Pie's at a normal weight, but Drift is getting fat and Dawn looks like she's pregnant. Despite our near-drought conditions until recently and the heat wave, there's still a lot of grass out there - our acreage is quite large for the small number of horses and the pastures are profuse. The horses are staying out longer as well due to our addition of night turnout. More grass equals more calories equals fat horses. So today I brought Drift in to the large dry lot (which does have grass, just not as much as the pastures), and put Dawn in a small paddock with fairly skimpy grass. On hot days they can come inside their stalls under their fans. Of course Dawn and Drift have been out of work so that hasn't helped either. It isn't a bad idea to give Drift some "solo" time right now anyway - I hope it helps reduce his attachments.
I rode Pie this morning after I rescued him from Drift. We started by doing some in-hand work on his backing. My objective was for him to back softly - which means with his head and neck not dropped between his knees, which has been his default when backing. This backing wasn't soft, despite the curled up head and neck, lack of pressure in my hands and backwards movement - in fact his whole body was stiff, he was on the forehand and not using his hindquarters. By keeping my hands fairly high on his neck, I was able to help him find the soft spot where he relaxed his head and neck, giving at the jaw and poll, but without ducking.
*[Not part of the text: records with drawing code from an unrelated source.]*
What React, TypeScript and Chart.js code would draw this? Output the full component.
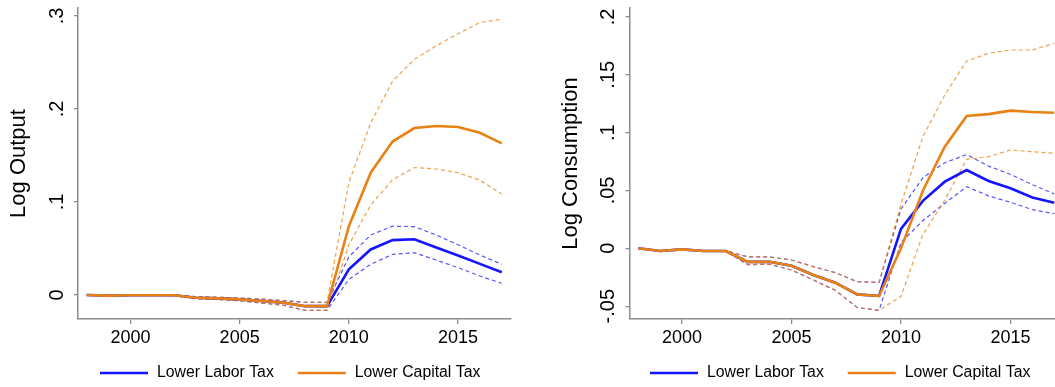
import React, { useEffect, useRef } from 'react';
import { Chart, registerables } from 'chart.js';

Chart.register(...registerables);

const FONT = "'Liberation Sans', Arial, Helvetica, sans-serif";

const years = [1998, 1999, 2000, 2001, 2002, 2003, 2004, 2005, 2006, 2007, 2008, 2009, 2010, 2011, 2012, 2013, 2014, 2015, 2016, 2017];

const seriesNames = ['Lower Labor Tax', 'Lower Capital Tax'];

// Log Output panel
const outputLaborMean = [0, -0.0007, -0.0003, -0.0003, -0.0003, -0.0029, -0.0036, -0.0047, -0.0065, -0.0082, -0.012, -0.012, 0.0276, 0.049, 0.059, 0.06, 0.051, 0.0425, 0.0335, 0.0245];
const outputLaborUpper = [0, -0.0005, 0, -0.0002, -0.0002, -0.0018, -0.0024, -0.0032, -0.0045, -0.006, -0.008, -0.008, 0.041, 0.0645, 0.074, 0.0735, 0.0645, 0.054, 0.043, 0.033];
const outputLaborLower = [0, -0.0009, -0.0005, -0.0005, -0.0005, -0.004, -0.0048, -0.0062, -0.0087, -0.011, -0.0165, -0.0165, 0.0169, 0.033, 0.0437, 0.0455, 0.0376, 0.0294, 0.0204, 0.0126];
const outputCapitalMean = [0, -0.0007, -0.0003, -0.0003, -0.0003, -0.0029, -0.0036, -0.0047, -0.0065, -0.0082, -0.012, -0.012, 0.074, 0.1315, 0.165, 0.1795, 0.1817, 0.1806, 0.1745, 0.163];
const outputCapitalUpper = [0, -0.0005, 0, -0.0002, -0.0002, -0.0018, -0.0024, -0.0032, -0.0045, -0.006, -0.008, -0.008, 0.121, 0.185, 0.23, 0.2534, 0.268, 0.281, 0.293, 0.2966];
const outputCapitalLower = [0, -0.0009, -0.0005, -0.0005, -0.0005, -0.004, -0.0048, -0.0062, -0.0087, -0.011, -0.0165, -0.0165, 0.054, 0.0968, 0.124, 0.137, 0.1355, 0.1315, 0.1235, 0.1086];

// Log Consumption panel
const consLaborMean = [0, -0.0023, -0.0009, -0.0023, -0.0023, -0.0117, -0.0116, -0.0151, -0.0231, -0.0297, -0.0398, -0.0412, 0.0168, 0.041, 0.0576, 0.0677, 0.0582, 0.0519, 0.044, 0.0394];
const consLaborUpper = [0, -0.0021, -0.0007, -0.0021, -0.0021, -0.0074, -0.0075, -0.0101, -0.0159, -0.021, -0.0289, -0.0295, 0.034, 0.061, 0.074, 0.081, 0.071, 0.064, 0.055, 0.047];
const consLaborLower = [0, -0.0025, -0.0011, -0.0025, -0.0025, -0.0141, -0.0138, -0.0188, -0.0274, -0.0363, -0.0512, -0.0536, 0.005, 0.024, 0.0389, 0.0532, 0.0453, 0.0398, 0.0334, 0.0299];
const consCapitalMean = [0, -0.0023, -0.0009, -0.0023, -0.0023, -0.0117, -0.0116, -0.0151, -0.0231, -0.0297, -0.0398, -0.0412, 0.0, 0.0498, 0.0878, 0.1143, 0.116, 0.119, 0.1178, 0.1172];
const consCapitalUpper = [0, -0.0021, -0.0007, -0.0021, -0.0021, -0.0074, -0.0075, -0.0101, -0.0159, -0.021, -0.0289, -0.0295, 0.038, 0.0965, 0.1325, 0.1619, 0.1685, 0.1714, 0.1714, 0.1772];
const consCapitalLower = [0, -0.0025, -0.0011, -0.0025, -0.0025, -0.0141, -0.0138, -0.0188, -0.0274, -0.0363, -0.0512, -0.0536, -0.0415, 0.012, 0.0417, 0.0769, 0.0792, 0.085, 0.0835, 0.0821];

const xTickValues = [2000, 2005, 2010, 2015];
const xTickLabels = ['2000', '2005', '2010', '2015'];
const outputYTickValues = [0, 0.1, 0.2, 0.3];
const outputYTickLabels = ['0', '.1', '.2', '.3'];
const consYTickValues = [-0.05, 0, 0.05, 0.1, 0.15, 0.2];
const consYTickLabels = ['-.05', '0', '.05', '.1', '.15', '.2'];

const BLUE = 'rgb(20, 20, 255)';
const ORANGE = 'rgb(232, 130, 20)';
const BLUE_DASH = 'rgba(30, 30, 255, 0.75)';
const ORANGE_DASH = 'rgba(232, 130, 20, 0.75)';
const AXIS = '#8c8c8c';

const toPoints = (vals: number[]) => years.map((y, i) => ({ x: y, y: vals[i] }));

const lookupLabel = (vals: number[], labels: string[]) => (value: number) => {
  const i = vals.findIndex((v) => Math.abs(v - value) < 1e-9);
  return i >= 0 ? labels[i] : '';
};

const stataLegend = {
  id: 'stataLegend',
  afterDraw(chart: any, _args: any, opts: any) {
    const ctx = chart.ctx;
    const { left, bottom } = chart.chartArea;
    let x = left + opts.offsetX;
    const y = bottom + opts.offsetY;
    const items = chart.data.datasets
      .filter((d: any) => d.legendOrder !== undefined)
      .sort((a: any, b: any) => a.legendOrder - b.legendOrder);
    ctx.save();
    ctx.font = `${opts.fontSize}px ${FONT}`;
    ctx.textBaseline = 'middle';
    ctx.textAlign = 'left';
    items.forEach((item: any) => {
      ctx.strokeStyle = item.borderColor;
      ctx.lineWidth = item.borderWidth;
      ctx.beginPath();
      ctx.moveTo(x, y);
      ctx.lineTo(x + opts.lineLength, y);
      ctx.stroke();
      x += opts.lineLength + opts.textGap;
      ctx.fillStyle = '#000';
      ctx.fillText(item.label, x, y);
      x += ctx.measureText(item.label).width + opts.itemGap;
    });
    ctx.restore();
  },
};

type PanelSpec = {
  title: string;
  laborMean: number[];
  laborUpper: number[];
  laborLower: number[];
  capitalMean: number[];
  capitalUpper: number[];
  capitalLower: number[];
  yMin: number;
  yMax: number;
  yTickValues: number[];
  yTickLabels: string[];
  yScaleWidth: number;
  yTickPadding: number;
  titlePadding: number;
  rightPadding: number;
  legendOffsetX: number;
};

function buildConfig(p: PanelSpec): any {
  const dashed = { borderWidth: 1.2, borderDash: [4, 3], pointRadius: 0, tension: 0, fill: false };
  const solid = { borderWidth: 2.6, pointRadius: 0, tension: 0, fill: false };
  return {
    type: 'line',
    data: {
      datasets: [
        { label: seriesNames[1], data: toPoints(p.capitalMean), borderColor: ORANGE, order: 0, legendOrder: 1, ...solid },
        { label: seriesNames[0], data: toPoints(p.laborMean), borderColor: BLUE, order: 1, legendOrder: 0, ...solid },
        { label: seriesNames[1] + ' upper', data: toPoints(p.capitalUpper), borderColor: ORANGE_DASH, order: 2, ...dashed },
        { label: seriesNames[1] + ' lower', data: toPoints(p.capitalLower), borderColor: ORANGE_DASH, order: 2, ...dashed },
        { label: seriesNames[0] + ' upper', data: toPoints(p.laborUpper), borderColor: BLUE_DASH, order: 3, ...dashed },
        { label: seriesNames[0] + ' lower', data: toPoints(p.laborLower), borderColor: BLUE_DASH, order: 3, ...dashed },
      ],
    },
    options: {
      responsive: false,
      animation: false,
      devicePixelRatio: 1,
      layout: { padding: { left: 0, right: p.rightPadding, top: 8, bottom: 0 } },
      plugins: {
        legend: { display: false },
        tooltip: { enabled: false },
        stataLegend: { offsetX: p.legendOffsetX, offsetY: 54, fontSize: 15.8, lineLength: 48, textGap: 9, itemGap: 24 },
      },
      scales: {
        x: {
          type: 'linear',
          min: 1997.6,
          max: 2017.4,
          afterBuildTicks: (scale: any) => {
            scale.ticks = xTickValues.map((v) => ({ value: v }));
          },
          afterFit: (scale: any) => {
            scale.height = 68;
            scale.paddingLeft = 0;
            scale.paddingRight = 0;
          },
          ticks: {
            autoSkip: false,
            maxRotation: 0,
            minRotation: 0,
            padding: 3,
            color: '#000',
            font: { size: 18, family: FONT },
            callback: lookupLabel(xTickValues, xTickLabels),
          },
          grid: { display: true, drawOnChartArea: false, drawTicks: true, tickLength: 5, color: AXIS, lineWidth: 1.3 },
          border: { display: true, color: AXIS, width: 1.5 },
        },
        y: {
          type: 'linear',
          min: p.yMin,
          max: p.yMax,
          afterBuildTicks: (scale: any) => {
            scale.ticks = p.yTickValues.map((v) => ({ value: v }));
          },
          afterFit: (scale: any) => {
            scale.width = p.yScaleWidth;
            scale.paddingTop = 0;
            scale.paddingBottom = 0;
          },
          title: {
            display: true,
            text: p.title,
            color: '#000',
            font: { size: 22, family: FONT },
            padding: { top: p.titlePadding, bottom: 0 },
          },
          ticks: {
            autoSkip: false,
            minRotation: 90,
            maxRotation: 90,
            crossAlign: 'center',
            padding: p.yTickPadding,
            color: '#000',
            font: { size: 20, family: FONT },
            callback: lookupLabel(p.yTickValues, p.yTickLabels),
          },
          grid: { display: true, drawOnChartArea: false, drawTicks: true, tickLength: 4, color: AXIS, lineWidth: 1.3 },
          border: { display: true, color: AXIS, width: 1.5 },
        },
      },
    },
    plugins: [stataLegend],
  };
}

const outputPanel: PanelSpec = {
  title: 'Log Output',
  laborMean: outputLaborMean,
  laborUpper: outputLaborUpper,
  laborLower: outputLaborLower,
  capitalMean: outputCapitalMean,
  capitalUpper: outputCapitalUpper,
  capitalLower: outputCapitalLower,
  yMin: -0.0258,
  yMax: 0.3086,
  yTickValues: outputYTickValues,
  yTickLabels: outputYTickLabels,
  yScaleWidth: 78,
  yTickPadding: 8.2,
  titlePadding: 6,
  rightPadding: 16.5,
  legendOffsetX: 22,
};

const consPanel: PanelSpec = {
  title: 'Log Consumption',
  laborMean: consLaborMean,
  laborUpper: consLaborUpper,
  laborLower: consLaborLower,
  capitalMean: consCapitalMean,
  capitalUpper: consCapitalUpper,
  capitalLower: consCapitalLower,
  yMin: -0.0611,
  yMax: 0.2077,
  yTickValues: consYTickValues,
  yTickLabels: consYTickLabels,
  yScaleWidth: 102.5,
  yTickPadding: -0.7,
  titlePadding: 30.5,
  rightPadding: 0,
  legendOffsetX: 20.5,
};

function Panel({ spec, left, width }: { spec: PanelSpec; left: number; width: number }) {
  const ref = useRef<HTMLCanvasElement | null>(null);
  useEffect(() => {
    if (!ref.current) return;
    const chart = new Chart(ref.current, buildConfig(spec));
    return () => chart.destroy();
  }, [spec]);
  return (
    <canvas
      ref={ref}
      width={width}
      height={387}
      style={{ position: 'absolute', left, top: 0, width, height: 387, display: 'block' }}
    />
  );
}

export default function App() {
  return (
    <div
      style={{
        position: 'absolute',
        left: 0,
        top: 0,
        width: 1055,
        height: 387,
        overflow: 'hidden',
        background: '#fff',
      }}
    >
      <Panel spec={outputPanel} left={0} width={527} />
      <Panel spec={consPanel} left={527} width={536} />
    </div>
  );
}
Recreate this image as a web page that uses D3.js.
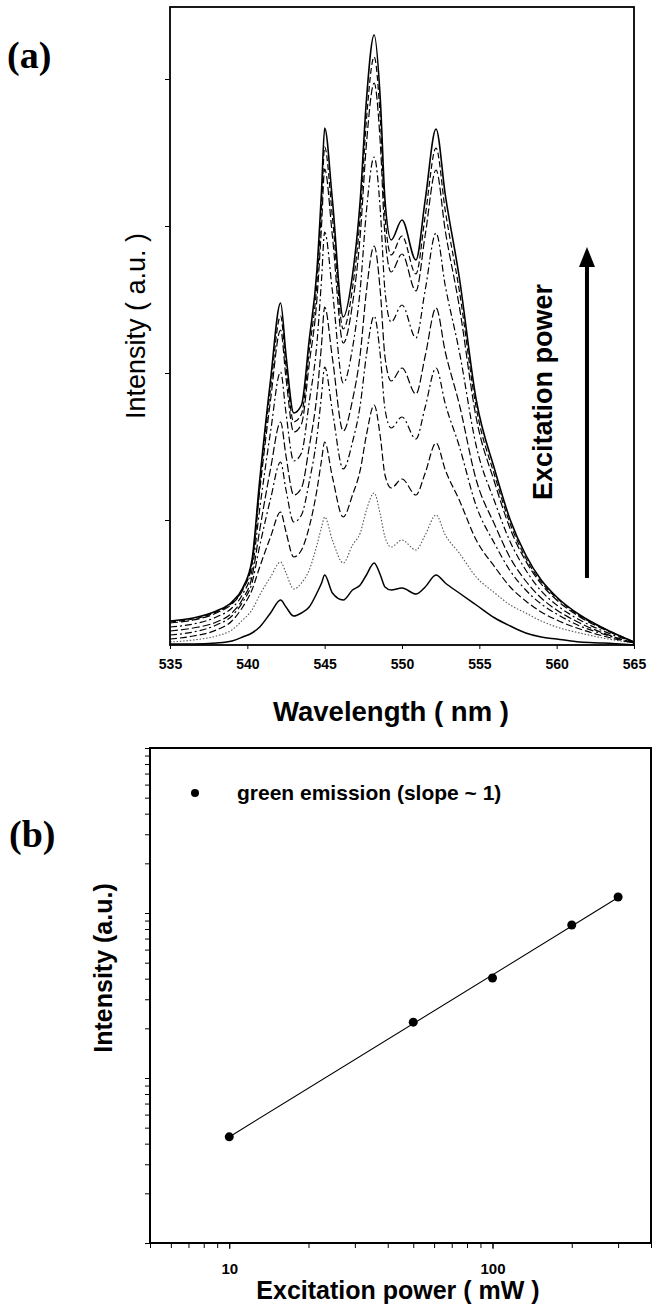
<!DOCTYPE html>
<html>
<head>
<meta charset="utf-8">
<script src="https://cdn.jsdelivr.net/npm/d3@7"></script>
<style>
  html, body { margin: 0; padding: 0; background: #fff; }
  svg { display: block; }
  text { fill: #000; }
</style>
</head>
<body>
<svg id="chart" width="657" height="1311"></svg>
<script>
// ---------------- Panel (a) data: emission spectra ----------------
const wavelengths = [535, 536.5, 538, 539, 539.7, 540.3, 540.8, 541.5, 542.15, 542.5,
  543, 543.5, 544, 544.5, 544.8, 545, 545.5, 546.2, 546.8, 547.3,
  547.7, 548.2, 548.6, 548.9, 549.3, 550, 550.9, 551.5, 552.2, 552.8,
  553.7, 554.8, 556, 557, 558, 559, 560, 561.5, 563, 565];

// intensities (a.u.), lowest excitation power first
const spec1 = [1, 1, 2, 4, 8, 12, 18, 32, 45, 38, 29, 32, 38, 52, 62, 70, 52, 45, 55, 60,
  70, 82, 70, 58, 55, 57, 51, 58, 70, 62, 52, 40, 27, 19, 12, 8, 6, 3, 2, 0];
const spec2 = [3, 5, 9, 15, 25, 35, 50, 68, 83, 72, 56, 62, 75, 100, 118, 128, 105, 82, 100, 112,
  135, 152, 130, 108, 98, 105, 95, 110, 130, 110, 92, 68, 52, 40, 32, 24, 18, 12, 7, 2];
const spec3 = [6, 9, 15, 24, 38, 55, 78, 108, 133, 113, 88, 95, 118, 155, 185, 203, 168, 128, 150, 175,
  210, 240, 208, 170, 157, 166, 150, 172, 202, 175, 145, 105, 78, 58, 44, 33, 25, 16, 9, 2];
const spec4 = [10, 13, 20, 29, 43, 62, 99, 146, 183, 155, 123, 130, 163, 208, 250, 278, 234, 176, 203, 240,
  290, 329, 289, 236, 217, 228, 206, 238, 277, 241, 199, 139, 101, 74, 55, 41, 31, 19, 11, 2];
const spec5 = [14, 17, 23, 32, 46, 68, 115, 176, 223, 189, 150, 157, 198, 250, 301, 338, 287, 214, 245, 291,
  354, 399, 353, 288, 264, 277, 251, 289, 337, 293, 241, 165, 120, 87, 64, 47, 35, 22, 12, 2];
const spec6 = [18, 21, 28, 37, 51, 75, 136, 213, 273, 232, 184, 192, 243, 302, 366, 413, 354, 262, 297, 356,
  434, 488, 434, 354, 323, 340, 307, 355, 412, 359, 294, 199, 143, 103, 75, 54, 40, 25, 14, 3];
const spec7 = [22, 25, 32, 41, 55, 81, 154, 245, 315, 267, 213, 221, 281, 346, 420, 476, 409, 302, 341, 410,
  501, 562, 501, 409, 373, 391, 354, 410, 475, 414, 339, 227, 162, 116, 84, 61, 45, 28, 16, 3];
const spec8 = [23, 26, 33, 42, 56, 83, 160, 256, 329, 279, 223, 231, 294, 362, 439, 498, 428, 316, 357, 429,
  525, 588, 525, 429, 390, 409, 371, 429, 497, 434, 355, 237, 169, 121, 87, 63, 47, 29, 17, 3];
const spec9 = [24, 27, 34, 43, 57, 85, 165, 265, 342, 290, 232, 240, 305, 375, 455, 517, 445, 328, 370, 445,
  545, 610, 545, 445, 405, 425, 385, 445, 516, 450, 368, 245, 175, 125, 90, 65, 48, 30, 17, 3];

const spectra = [spec1, spec2, spec3, spec4, spec5, spec6, spec7, spec8, spec9];
const specDash = ["", "1.5,1.8", "7,3", "7,3,2,3", "8,3", "7,3,2,3", "8,3", "6,3", ""];
const specWidth = [1.5, 1.1, 1.2, 1.2, 1.2, 1.2, 1.2, 1.2, 1.6];
const specColor = ["#000", "#555", "#000", "#000", "#000", "#000", "#000", "#000", "#000"];

const xTicksA = [535, 540, 545, 550, 555, 560, 565];
const yTicksA = [125, 272, 419, 566];

// ---------------- Panel (b) data: power dependence ----------------
const power = [10, 50, 100, 200, 300];
const greenIntensity = [4.4, 21.8, 40.4, 84.6, 125];
const xTickLabelsB = [10, 100];

const svg = d3.select("#chart");
const sans = "'Liberation Sans', Arial, Helvetica, sans-serif";
const serif = "'Liberation Serif', 'Times New Roman', serif";

// ================= Panel (a) =================
const A = { left: 170, right: 634, top: 7, bottom: 645 };
const xA = d3.scaleLinear().domain([535, 565]).range([A.left, A.right]);
const yA = d3.scaleLinear().domain([0, 638]).range([A.bottom, A.top]);

const gA = svg.append("g");

const line = d3.line()
  .x((d, i) => xA(wavelengths[i]))
  .y(d => yA(d))
  .curve(d3.curveMonotoneX);

spectra.forEach((s, k) => {
  gA.append("path")
    .datum(s)
    .attr("d", line)
    .attr("fill", "none")
    .attr("stroke", specColor[k])
    .attr("stroke-width", specWidth[k])
    .attr("stroke-dasharray", specDash[k] || null);
});

// frame
gA.append("rect")
  .attr("x", A.left).attr("y", A.top)
  .attr("width", A.right - A.left).attr("height", A.bottom - A.top)
  .attr("fill", "none").attr("stroke", "#000").attr("stroke-width", 1.8);

const axA_x = gA.append("g")
  .attr("transform", `translate(0,${A.bottom})`)
  .call(d3.axisBottom(xA).tickValues(xTicksA).tickSize(4).tickPadding(10).tickFormat(d3.format("d")));
axA_x.select(".domain").remove();
axA_x.selectAll("text").attr("font-family", sans).attr("font-size", 14).attr("font-weight", "bold");

const axA_y = gA.append("g")
  .attr("transform", `translate(${A.left},0)`)
  .call(d3.axisLeft(yA).tickValues(yTicksA).tickSize(5).tickFormat(""));
axA_y.select(".domain").remove();

// labels
gA.append("text")
  .attr("x", 391).attr("y", 721)
  .attr("text-anchor", "middle")
  .attr("font-family", sans).attr("font-size", 27.5).attr("font-weight", "bold")
  .text("Wavelength ( nm )");

gA.append("text")
  .attr("transform", `translate(145,${(A.top + A.bottom) / 2}) rotate(-90)`)
  .attr("text-anchor", "middle")
  .attr("font-family", sans).attr("font-size", 27)
  .text("Intensity ( a.u. )");

gA.append("text")
  .attr("transform", `translate(552,392) rotate(-90)`)
  .attr("text-anchor", "middle")
  .attr("font-family", sans).attr("font-size", 27).attr("font-weight", "bold")
  .text("Excitation power");

// arrow (annotation)
const arrowX = xA(561.96);
const arrowBottom = yA(67);
const arrowTip = yA(398);
gA.append("line")
  .attr("x1", arrowX).attr("x2", arrowX)
  .attr("y1", arrowBottom).attr("y2", arrowTip + 18)
  .attr("stroke", "#000").attr("stroke-width", 4);
gA.append("path")
  .attr("d", `M${arrowX},${arrowTip} L${arrowX - 8},${arrowTip + 20} L${arrowX + 8},${arrowTip + 20} Z`)
  .attr("fill", "#000");

svg.append("text")
  .attr("x", 7).attr("y", 68)
  .attr("font-family", serif).attr("font-size", 38).attr("font-weight", "bold")
  .text("(a)");

// ================= Panel (b) =================
const B = { left: 150, right: 651, top: 748, bottom: 1243 };
const xB = d3.scaleLog().domain([5, 400]).range([B.left, B.right]);
const yB = d3.scaleLog().domain([1, 1000]).range([B.bottom, B.top]);

const gB = svg.append("g");

gB.append("rect")
  .attr("x", B.left).attr("y", B.top)
  .attr("width", B.right - B.left).attr("height", B.bottom - B.top)
  .attr("fill", "none").attr("stroke", "#000").attr("stroke-width", 2);

// x ticks (log)
const xMinorB = [];
[1, 10, 100].forEach(dec => { for (let m = 1; m <= 9; m++) { const v = m * dec; if (v >= 5 && v <= 400) xMinorB.push(v); } });
const axB_xMinor = gB.append("g").attr("transform", `translate(0,${B.bottom})`)
  .call(d3.axisBottom(xB).tickValues(xMinorB).tickSize(5).tickFormat(""));
axB_xMinor.select(".domain").remove();
const axB_x = gB.append("g").attr("transform", `translate(0,${B.bottom})`)
  .call(d3.axisBottom(xB).tickValues(xTickLabelsB).tickSize(6).tickPadding(14).tickFormat(d3.format("d")));
axB_x.select(".domain").remove();
axB_x.selectAll("text").attr("font-family", sans).attr("font-size", 15).attr("font-weight", "bold");

// y ticks (log)
const yMinorB = [];
[1, 10, 100].forEach(dec => { for (let m = 1; m <= 9; m++) yMinorB.push(m * dec); });
yMinorB.push(1000);
const axB_yMinor = gB.append("g").attr("transform", `translate(${B.left},0)`)
  .call(d3.axisLeft(yB).tickValues(yMinorB).tickSize(5).tickFormat(""));
axB_yMinor.select(".domain").remove();

// fitted line (least squares in log-log)
const lx = power.map(Math.log10), ly = greenIntensity.map(Math.log10);
const mx = d3.mean(lx), my = d3.mean(ly);
const slope = d3.sum(lx.map((v, i) => (v - mx) * (ly[i] - my))) / d3.sum(lx.map(v => (v - mx) ** 2));
const icpt = my - slope * mx;
const fitX = d3.extent(power);
gB.append("path")
  .datum(fitX.map(p => [p, Math.pow(10, icpt + slope * Math.log10(p))]))
  .attr("d", d3.line().x(d => xB(d[0])).y(d => yB(d[1])))
  .attr("fill", "none").attr("stroke", "#000").attr("stroke-width", 1.1);

gB.selectAll("circle.pt")
  .data(power)
  .join("circle")
  .attr("class", "pt")
  .attr("cx", d => xB(d))
  .attr("cy", (d, i) => yB(greenIntensity[i]))
  .attr("r", 4.5)
  .attr("fill", "#000");

// legend
gB.append("circle").attr("cx", 195).attr("cy", 793).attr("r", 4).attr("fill", "#000");
gB.append("text")
  .attr("x", 237).attr("y", 800)
  .attr("font-family", sans).attr("font-size", 21).attr("font-weight", "bold")
  .text("green emission (slope ~ 1)");

gB.append("text")
  .attr("x", 398).attr("y", 1299)
  .attr("text-anchor", "middle")
  .attr("font-family", sans).attr("font-size", 25).attr("font-weight", "bold")
  .text("Excitation power ( mW )");

gB.append("text")
  .attr("transform", `translate(112,968) rotate(-90)`)
  .attr("text-anchor", "middle")
  .attr("font-family", sans).attr("font-size", 25).attr("font-weight", "bold")
  .text("Intensity (a.u.)");

svg.append("text")
  .attr("x", 9).attr("y", 847)
  .attr("font-family", serif).attr("font-size", 38).attr("font-weight", "bold")
  .text("(b)");
</script>
</body>
</html>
It took a few tries, but he got it and the back became very nice. I mounted up and we worked some more on backing - it was my job to be sure the soft spot was in the right place which also meant I had to be careful not to give him a release for ducking. By the end of our backing work, it was very nice, and as we rode I would stop and ask for back from time to time and he was consistently able to do it while using his body properly. We also worked on his softness at the walk, walk/halt transitions and softening at the halt (without backing). He did really well, and we did a bit of trotting at the end. We also did a lap around the outside of the arena, which certainly wasn't a trail ride but was the next best thing (trail riding is a bit of a worry for me since that's where I had my accident).